Even on the four-switch, I found the tool helpful anyway since I could use it to make sure the mod was firmly pressed into the 2600. (The inserter will straddle the TIA if you let go of the button on top, so you're only pressing down on the socket, and not the chip.)
It took me more than a few attempts to get the mod to seat all of the way. In fact, I had the 2600 reassembled a couple of times only to discover it would stop working when the mod would pop back out. The filing took care of this for the most part, but to be absolutely certain, I used a multimeter to test for continuity. The one I have beeps if there's an electrical connection between the two probes, so I put one on the TIA, and one under the 2600, and tested every pin. This way I could be sure everything was seated properly. One corner gave me problems several times, before I was able to get it to stay put.

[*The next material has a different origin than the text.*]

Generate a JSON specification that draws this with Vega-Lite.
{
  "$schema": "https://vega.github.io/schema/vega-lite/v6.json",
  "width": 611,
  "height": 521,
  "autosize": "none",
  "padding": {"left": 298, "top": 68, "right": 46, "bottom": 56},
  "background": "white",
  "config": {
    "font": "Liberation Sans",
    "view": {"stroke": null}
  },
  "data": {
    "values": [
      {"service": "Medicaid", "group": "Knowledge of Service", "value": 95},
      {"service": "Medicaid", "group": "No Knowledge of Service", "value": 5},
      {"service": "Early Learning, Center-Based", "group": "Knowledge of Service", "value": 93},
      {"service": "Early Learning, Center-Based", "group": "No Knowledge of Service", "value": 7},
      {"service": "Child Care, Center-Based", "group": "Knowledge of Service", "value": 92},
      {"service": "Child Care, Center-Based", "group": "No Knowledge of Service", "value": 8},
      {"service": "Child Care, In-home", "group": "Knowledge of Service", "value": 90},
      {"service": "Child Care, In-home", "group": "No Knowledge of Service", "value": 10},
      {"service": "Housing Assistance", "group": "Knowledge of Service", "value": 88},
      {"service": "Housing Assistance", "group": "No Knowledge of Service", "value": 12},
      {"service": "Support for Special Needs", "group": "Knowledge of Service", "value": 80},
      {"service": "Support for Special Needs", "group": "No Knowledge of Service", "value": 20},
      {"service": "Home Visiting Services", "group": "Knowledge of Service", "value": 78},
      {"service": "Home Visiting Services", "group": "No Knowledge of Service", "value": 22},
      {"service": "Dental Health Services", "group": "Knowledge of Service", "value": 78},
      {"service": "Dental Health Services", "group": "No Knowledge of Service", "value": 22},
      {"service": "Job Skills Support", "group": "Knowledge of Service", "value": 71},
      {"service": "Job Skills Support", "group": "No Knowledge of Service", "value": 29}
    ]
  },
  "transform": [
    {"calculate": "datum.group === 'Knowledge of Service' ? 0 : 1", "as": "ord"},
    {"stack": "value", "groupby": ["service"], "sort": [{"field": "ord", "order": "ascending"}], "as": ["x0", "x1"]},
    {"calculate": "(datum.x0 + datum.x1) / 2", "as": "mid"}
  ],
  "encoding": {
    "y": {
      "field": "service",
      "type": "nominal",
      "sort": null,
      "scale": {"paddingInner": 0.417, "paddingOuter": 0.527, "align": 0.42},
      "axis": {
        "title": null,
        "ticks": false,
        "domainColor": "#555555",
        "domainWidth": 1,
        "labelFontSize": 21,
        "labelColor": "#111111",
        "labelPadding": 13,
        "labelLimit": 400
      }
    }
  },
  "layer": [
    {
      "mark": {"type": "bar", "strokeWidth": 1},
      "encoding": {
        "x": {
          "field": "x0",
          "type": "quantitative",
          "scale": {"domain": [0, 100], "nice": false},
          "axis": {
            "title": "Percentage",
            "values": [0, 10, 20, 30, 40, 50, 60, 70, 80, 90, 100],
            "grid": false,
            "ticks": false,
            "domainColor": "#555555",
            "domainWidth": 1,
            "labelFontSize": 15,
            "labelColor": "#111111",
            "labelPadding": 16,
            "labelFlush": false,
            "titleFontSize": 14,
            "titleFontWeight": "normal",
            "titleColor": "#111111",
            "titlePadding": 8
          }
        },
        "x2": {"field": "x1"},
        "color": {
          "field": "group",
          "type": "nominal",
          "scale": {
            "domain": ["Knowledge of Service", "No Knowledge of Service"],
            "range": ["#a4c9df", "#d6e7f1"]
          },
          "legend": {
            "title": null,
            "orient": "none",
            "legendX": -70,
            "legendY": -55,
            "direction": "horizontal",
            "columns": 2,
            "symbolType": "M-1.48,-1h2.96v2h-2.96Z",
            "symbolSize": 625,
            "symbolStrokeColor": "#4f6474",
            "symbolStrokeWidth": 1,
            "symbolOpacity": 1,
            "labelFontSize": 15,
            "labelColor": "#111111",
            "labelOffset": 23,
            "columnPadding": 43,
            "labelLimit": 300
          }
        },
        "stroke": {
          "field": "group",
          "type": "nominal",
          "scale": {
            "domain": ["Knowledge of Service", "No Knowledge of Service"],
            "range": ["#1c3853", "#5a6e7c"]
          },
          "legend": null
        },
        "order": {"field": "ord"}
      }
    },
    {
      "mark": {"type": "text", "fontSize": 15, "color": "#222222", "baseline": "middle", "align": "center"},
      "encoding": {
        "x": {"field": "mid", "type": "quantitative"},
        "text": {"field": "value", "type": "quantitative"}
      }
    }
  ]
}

Once I had everything put back together and working, I ran into another issue. The cables were too thick to reassemble the 2600. The top of the case lies directly on top of the shield, so there was a bulge in the top of the 2600 where the wires didn't clear. While not a major problem, I didn't want the wires getting pinched, and didn't want a lumpy 2600 either.
On the four-switch, this isn't an issue because it has a different layout. For one thing, you can't (and don't need to) put the top of the shield back on, so the wires can go anywhere.
My solution on the six-switch was to run thin, individual wires from the mod and splice them to the cables. I pulled apart a cat 5 ethernet cable, and used the wires from it. Then I was able to lie the wires flat, side-by-side, across the top of the shield. Then I just held them down with some electrical tape and reassembled the 2600.
After getting the mod installed, and running the first set of tests, I found I needed to adjust the saturation of it. You may or may not need to, but I've detailed the why and how of it on this page.
All in all, it took more effort than I anticipated to get this mod installed. But it was still easier than any of the other mods, and worth the results in the end. Hopefully my experiences will help ease other peoples' installations a bit.